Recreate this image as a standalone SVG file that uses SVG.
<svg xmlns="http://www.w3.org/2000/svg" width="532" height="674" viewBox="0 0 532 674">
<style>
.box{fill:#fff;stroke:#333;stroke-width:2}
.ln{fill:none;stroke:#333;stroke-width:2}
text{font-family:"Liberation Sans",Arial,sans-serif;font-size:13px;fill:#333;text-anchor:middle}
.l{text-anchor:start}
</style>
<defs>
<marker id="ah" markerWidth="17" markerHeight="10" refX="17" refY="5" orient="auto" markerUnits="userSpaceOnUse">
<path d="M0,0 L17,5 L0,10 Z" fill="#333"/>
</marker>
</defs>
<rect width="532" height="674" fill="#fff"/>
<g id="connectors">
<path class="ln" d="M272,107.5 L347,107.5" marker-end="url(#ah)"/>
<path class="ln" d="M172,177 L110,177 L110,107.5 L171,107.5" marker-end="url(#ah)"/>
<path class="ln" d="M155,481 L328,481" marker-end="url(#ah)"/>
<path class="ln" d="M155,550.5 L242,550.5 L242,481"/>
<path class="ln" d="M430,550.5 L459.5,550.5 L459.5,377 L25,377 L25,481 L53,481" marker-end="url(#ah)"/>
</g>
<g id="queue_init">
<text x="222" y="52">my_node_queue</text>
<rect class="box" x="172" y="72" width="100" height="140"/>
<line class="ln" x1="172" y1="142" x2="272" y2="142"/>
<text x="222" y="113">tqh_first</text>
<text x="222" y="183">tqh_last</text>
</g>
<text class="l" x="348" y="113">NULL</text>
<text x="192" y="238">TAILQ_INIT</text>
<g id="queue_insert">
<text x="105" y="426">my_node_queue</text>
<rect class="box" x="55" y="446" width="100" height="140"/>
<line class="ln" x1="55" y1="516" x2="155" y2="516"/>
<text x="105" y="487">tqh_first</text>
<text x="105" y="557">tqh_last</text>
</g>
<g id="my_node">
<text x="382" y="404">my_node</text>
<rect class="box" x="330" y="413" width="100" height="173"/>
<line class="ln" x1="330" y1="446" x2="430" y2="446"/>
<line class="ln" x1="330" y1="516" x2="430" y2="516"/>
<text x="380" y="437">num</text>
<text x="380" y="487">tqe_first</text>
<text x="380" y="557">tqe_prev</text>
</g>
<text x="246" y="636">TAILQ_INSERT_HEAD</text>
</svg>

_What the exercise asks:_ Write out every line exactly as it stands.

_Output for this task:_
Recreate this image as a standalone SVG file that uses SVG.
<svg xmlns="http://www.w3.org/2000/svg" width="532" height="674" viewBox="0 0 532 674">
<style>
.box{fill:#fff;stroke:#333;stroke-width:2}
.ln{fill:none;stroke:#333;stroke-width:2}
text{font-family:"Liberation Sans",Arial,sans-serif;font-size:13px;fill:#333;text-anchor:middle}
.l{text-anchor:start}
</style>
<defs>
<marker id="ah" markerWidth="17" markerHeight="10" refX="17" refY="5" orient="auto" markerUnits="userSpaceOnUse">
<path d="M0,0 L17,5 L0,10 Z" fill="#333"/>
</marker>
</defs>
<rect width="532" height="674" fill="#fff"/>
<g id="connectors">
<path class="ln" d="M272,107.5 L347,107.5" marker-end="url(#ah)"/>
<path class="ln" d="M172,177 L110,177 L110,107.5 L171,107.5" marker-end="url(#ah)"/>
<path class="ln" d="M155,481 L328,481" marker-end="url(#ah)"/>
<path class="ln" d="M155,550.5 L242,550.5 L242,481"/>
<path class="ln" d="M430,550.5 L459.5,550.5 L459.5,377 L25,377 L25,481 L53,481" marker-end="url(#ah)"/>
</g>
<g id="queue_init">
<text x="222" y="52">my_node_queue</text>
<rect class="box" x="172" y="72" width="100" height="140"/>
<line class="ln" x1="172" y1="142" x2="272" y2="142"/>
<text x="222" y="113">tqh_first</text>
<text x="222" y="183">tqh_last</text>
</g>
<text class="l" x="348" y="113">NULL</text>
<text x="192" y="238">TAILQ_INIT</text>
<g id="queue_insert">
<text x="105" y="426">my_node_queue</text>
<rect class="box" x="55" y="446" width="100" height="140"/>
<line class="ln" x1="55" y1="516" x2="155" y2="516"/>
<text x="105" y="487">tqh_first</text>
<text x="105" y="557">tqh_last</text>
</g>
<g id="my_node">
<text x="382" y="404">my_node</text>
<rect class="box" x="330" y="413" width="100" height="173"/>
<line class="ln" x1="330" y1="446" x2="430" y2="446"/>
<line class="ln" x1="330" y1="516" x2="430" y2="516"/>
<text x="380" y="437">num</text>
<text x="380" y="487">tqe_first</text>
<text x="380" y="557">tqe_prev</text>
</g>
<text x="246" y="636">TAILQ_INSERT_HEAD</text>
</svg>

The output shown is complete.